PARIS (Reuters) - Credit Agricole (CAGR.PA), France’s second-largest bank by market capitalisation, posted a sharp fall in second quarter profits on Friday, dragged down by a poor performance in its investment banking business.
Major European banks such as Credit Agricole have struggled to drive profitability because low interest rates have constrained returns from retail banking, with corporate and investment banking vulnerable to financial market volatility.
While its French rivals BNP Paribas (BNPP.PA) and Societe Generale (SOGN.PA) have experienced wild swings from corporate and investment banking over the past few quarters, Credit Agricole had enjoyed stabler profits until now.
Group net profit fell 15% to 1.22 billion euros (1.11 billion pounds) on revenue which slipped 0.4% to 5.15 billion. Corporate and investment banking profit dropped 22% to 460 million.
Credit Agricole shares were down 4.3% in early trading, also caught in a broader drop in world stock markets which have been roiled by the escalating trade dispute between the United States and China. [MKTS/GLOB]
“Fixed income, currencies and commodities (FICC) revenues were down 5% year-on-year, mirroring global industry trends - not as good as BNP Paribas and SocGen but better than consensus,” wrote UBS analysts, who kept a “neutral” rating on Credit Agricole shares.
Credit Agricole attributed the corporate and banking investment business’s weak performance to a “sluggish” market and margin erosion.
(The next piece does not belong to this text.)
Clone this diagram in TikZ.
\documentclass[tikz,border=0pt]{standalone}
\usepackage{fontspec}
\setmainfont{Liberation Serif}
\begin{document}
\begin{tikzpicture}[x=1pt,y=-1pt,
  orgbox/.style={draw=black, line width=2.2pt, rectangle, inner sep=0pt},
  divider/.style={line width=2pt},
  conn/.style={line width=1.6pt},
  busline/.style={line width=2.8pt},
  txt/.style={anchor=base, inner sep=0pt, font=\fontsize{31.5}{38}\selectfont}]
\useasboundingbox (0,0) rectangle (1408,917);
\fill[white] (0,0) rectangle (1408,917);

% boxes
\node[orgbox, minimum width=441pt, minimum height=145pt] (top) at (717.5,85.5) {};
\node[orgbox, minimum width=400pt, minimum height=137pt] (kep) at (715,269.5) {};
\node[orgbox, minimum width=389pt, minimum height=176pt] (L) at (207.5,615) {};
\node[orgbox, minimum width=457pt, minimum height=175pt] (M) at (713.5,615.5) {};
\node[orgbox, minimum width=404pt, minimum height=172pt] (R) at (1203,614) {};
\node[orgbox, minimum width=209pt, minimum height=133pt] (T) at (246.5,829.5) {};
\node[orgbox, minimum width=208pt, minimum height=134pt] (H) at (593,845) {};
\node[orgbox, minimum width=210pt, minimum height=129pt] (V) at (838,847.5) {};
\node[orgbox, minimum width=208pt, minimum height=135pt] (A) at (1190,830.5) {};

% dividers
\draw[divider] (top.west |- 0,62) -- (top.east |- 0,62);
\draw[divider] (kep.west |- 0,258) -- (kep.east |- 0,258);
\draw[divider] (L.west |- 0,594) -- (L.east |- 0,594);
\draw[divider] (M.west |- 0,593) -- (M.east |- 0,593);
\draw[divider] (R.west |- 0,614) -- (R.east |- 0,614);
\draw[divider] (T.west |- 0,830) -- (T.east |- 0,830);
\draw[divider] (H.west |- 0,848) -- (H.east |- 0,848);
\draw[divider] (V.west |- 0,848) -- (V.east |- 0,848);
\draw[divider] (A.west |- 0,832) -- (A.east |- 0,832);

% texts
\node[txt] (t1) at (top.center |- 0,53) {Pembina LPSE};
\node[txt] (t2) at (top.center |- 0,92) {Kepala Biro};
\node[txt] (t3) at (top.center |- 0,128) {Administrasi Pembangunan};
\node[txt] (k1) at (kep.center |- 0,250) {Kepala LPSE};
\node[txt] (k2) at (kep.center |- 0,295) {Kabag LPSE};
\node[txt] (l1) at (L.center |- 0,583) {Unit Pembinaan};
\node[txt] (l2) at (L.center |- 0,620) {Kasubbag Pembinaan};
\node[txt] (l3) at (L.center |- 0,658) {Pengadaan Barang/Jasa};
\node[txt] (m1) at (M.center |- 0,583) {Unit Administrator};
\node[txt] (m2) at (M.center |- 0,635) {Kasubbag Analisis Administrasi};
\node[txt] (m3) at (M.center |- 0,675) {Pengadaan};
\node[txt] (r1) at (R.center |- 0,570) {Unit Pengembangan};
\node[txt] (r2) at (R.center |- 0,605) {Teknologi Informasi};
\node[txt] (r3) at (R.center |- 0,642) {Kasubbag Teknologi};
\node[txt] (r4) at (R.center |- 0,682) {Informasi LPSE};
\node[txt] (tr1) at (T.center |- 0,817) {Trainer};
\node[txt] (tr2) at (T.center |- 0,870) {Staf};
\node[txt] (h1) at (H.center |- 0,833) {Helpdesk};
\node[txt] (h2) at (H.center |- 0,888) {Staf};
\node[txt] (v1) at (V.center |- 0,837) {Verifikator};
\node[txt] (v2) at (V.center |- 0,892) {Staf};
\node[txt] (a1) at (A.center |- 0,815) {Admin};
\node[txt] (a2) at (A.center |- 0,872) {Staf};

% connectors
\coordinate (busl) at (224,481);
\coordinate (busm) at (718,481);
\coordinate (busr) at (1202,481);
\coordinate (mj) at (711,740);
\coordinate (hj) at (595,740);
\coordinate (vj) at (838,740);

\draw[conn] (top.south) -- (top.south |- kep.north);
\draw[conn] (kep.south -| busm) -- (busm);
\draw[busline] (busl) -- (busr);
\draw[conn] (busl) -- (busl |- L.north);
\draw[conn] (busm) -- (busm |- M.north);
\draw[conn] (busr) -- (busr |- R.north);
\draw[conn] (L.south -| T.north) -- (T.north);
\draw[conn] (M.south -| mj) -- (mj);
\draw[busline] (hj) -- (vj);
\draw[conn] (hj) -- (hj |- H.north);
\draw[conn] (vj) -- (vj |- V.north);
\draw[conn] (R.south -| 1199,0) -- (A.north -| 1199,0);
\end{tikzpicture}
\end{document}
The bank also booked 69 million euros in new provisions for bad loans during the quarter.
Most of these provisions were caused by a single case, the bank’s Chief Executive Philippe Brassac said but refused to elaborate.
Credit Agricole’s other businesses, such as its French and Italian retail banks, as well as insurance and asset management were mostly stable during the quarter.
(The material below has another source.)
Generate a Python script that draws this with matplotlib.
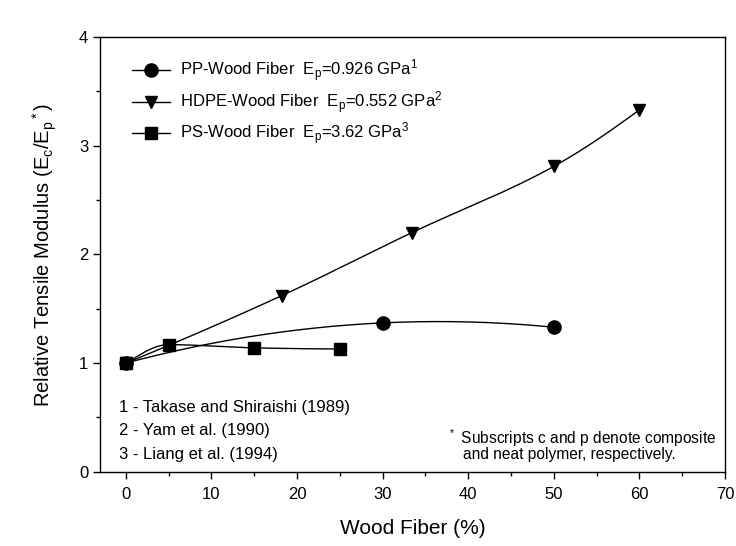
import numpy as np
import matplotlib
matplotlib.use("Agg")
import matplotlib.pyplot as plt
from matplotlib.ticker import MultipleLocator

plt.rcParams['font.family'] = ['Liberation Sans', 'DejaVu Sans']
plt.rcParams['mathtext.fontset'] = 'custom'
plt.rcParams['mathtext.rm'] = 'Liberation Sans'
plt.rcParams['mathtext.it'] = 'Liberation Sans'

# Data
pp_x = [0, 30, 50]
pp_y = [1.0, 1.37, 1.33]
hdpe_x = [0, 18.2, 33.4, 50, 60]
hdpe_y = [1.0, 1.62, 2.20, 2.81, 3.33]
ps_x = [0, 5, 15, 25]
ps_y = [1.0, 1.17, 1.14, 1.13]

labels = ["PP-Wood Fiber  E$_p$=0.926 GPa$^1$",
          "HDPE-Wood Fiber  E$_p$=0.552 GPa$^2$",
          "PS-Wood Fiber  E$_p$=3.62 GPa$^3$"]
refs = ["1 - Takase and Shiraishi (1989)",
        "2 - Yam et al. (1990)",
        "3 - Liang et al. (1994)"]
xticks = [0, 10, 20, 30, 40, 50, 60, 70]
yticks = [0, 1, 2, 3, 4]


def pchip(x, y, n=300):
    x = np.asarray(x, float)
    y = np.asarray(y, float)
    h = np.diff(x)
    delta = np.diff(y) / h
    k = len(x)
    d = np.zeros(k)
    for i in range(1, k - 1):
        if delta[i - 1] * delta[i] > 0:
            w1 = 2 * h[i] + h[i - 1]
            w2 = h[i] + 2 * h[i - 1]
            d[i] = (w1 + w2) / (w1 / delta[i - 1] + w2 / delta[i])
        else:
            d[i] = 0.0

    def end(h0, h1, d0, d1):
        dd = ((2 * h0 + h1) * d0 - h0 * d1) / (h0 + h1)
        if np.sign(dd) != np.sign(d0):
            dd = 0.0
        elif np.sign(d0) != np.sign(d1) and abs(dd) > abs(3 * d0):
            dd = 3 * d0
        return dd

    if k > 2:
        d[0] = end(h[0], h[1], delta[0], delta[1])
        d[-1] = end(h[-1], h[-2], delta[-1], delta[-2])
    else:
        d[:] = delta[0]
    xs = np.linspace(x[0], x[-1], n)
    ys = np.empty_like(xs)
    for j, xv in enumerate(xs):
        i = min(np.searchsorted(x, xv, side='right') - 1, k - 2)
        t = (xv - x[i]) / h[i]
        h00 = 2 * t ** 3 - 3 * t ** 2 + 1
        h10 = t ** 3 - 2 * t ** 2 + t
        h01 = -2 * t ** 3 + 3 * t ** 2
        h11 = t ** 3 - t ** 2
        ys[j] = h00 * y[i] + h10 * h[i] * d[i] + h01 * y[i + 1] + h11 * h[i] * d[i + 1]
    return xs, ys


fig = plt.figure(figsize=(7.36, 5.46), dpi=100)
ax = fig.add_axes([0.136, 0.136, 0.849, 0.796])

# PP: quadratic fit curve
coef = np.polyfit(pp_x, pp_y, 2)
xs = np.linspace(pp_x[0], pp_x[-1], 200)
ax.plot(xs, np.polyval(coef, xs), color='black', lw=1)
ax.plot(pp_x, pp_y, 'o', color='black', ms=9.5)

xs, ys = pchip(hdpe_x, hdpe_y)
ax.plot(xs, ys, color='black', lw=1)
ax.plot(hdpe_x, hdpe_y, 'v', color='black', ms=9)

xs, ys = pchip(ps_x, ps_y)
ax.plot(xs, ys, color='black', lw=1)
ax.plot(ps_x, ps_y, 's', color='black', ms=8.5)

# legend handles
h1, = ax.plot([], [], '-o', color='black', ms=9.5, lw=1)
h2, = ax.plot([], [], '-v', color='black', ms=9, lw=1)
h3, = ax.plot([], [], '-s', color='black', ms=8.5, lw=1)
ax.legend([h1, h2, h3], labels, loc='upper left', bbox_to_anchor=(0.051, 0.952),
          frameon=False, fontsize=12, handlelength=2.3, handletextpad=0.6,
          labelspacing=0.3, borderpad=0, borderaxespad=0)

ax.set_xlim(-3, 70)
ax.set_ylim(0, 4)
ax.set_xticks(xticks)
ax.set_yticks(yticks)
ax.xaxis.set_minor_locator(MultipleLocator(5))
ax.yaxis.set_minor_locator(MultipleLocator(0.5))
ax.tick_params(axis='both', which='major', direction='out', length=5,
               labelsize=12, width=1)
ax.tick_params(axis='x', which='major', pad=6)
ax.tick_params(axis='both', which='minor', direction='out', length=3, width=1)
for s in ax.spines.values():
    s.set_linewidth(1)

ax.set_xlabel("Wood Fiber (%)", fontsize=15, labelpad=12)
ax.set_ylabel("Relative Tensile Modulus (E$_c$/E$_p$$^*$)", fontsize=14.5,
              labelpad=14)

ref_y = [0.147, 0.094, 0.039]
for t, yy in zip(refs, ref_y):
    ax.text(0.030, yy, t, transform=ax.transAxes, fontsize=12,
            va='center', ha='left')

ax.text(0.557, 0.078, "$^*$ Subscripts c and p denote composite",
        transform=ax.transAxes, fontsize=11.2, va='center', ha='left')
ax.text(0.581, 0.039, "and neat polymer, respectively.",
        transform=ax.transAxes, fontsize=11.2, va='center', ha='left')

fig.savefig("out.png", dpi=100)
It reiterated its goal to deliver a return on tangible equity of at least 11% in 2022, the same level it booked in the first half of this year.
“We got what we were looking for: good commercial trends, earnings visibility, operational leverage and gradual improvement of solvency,” brokerage Jefferies said in a note, adding it expected improvements and more cost cutting in corporate and investment banking.
The bank’s common equity tier 1 ratio inched up to 11.6% from 11.5% three months earlier.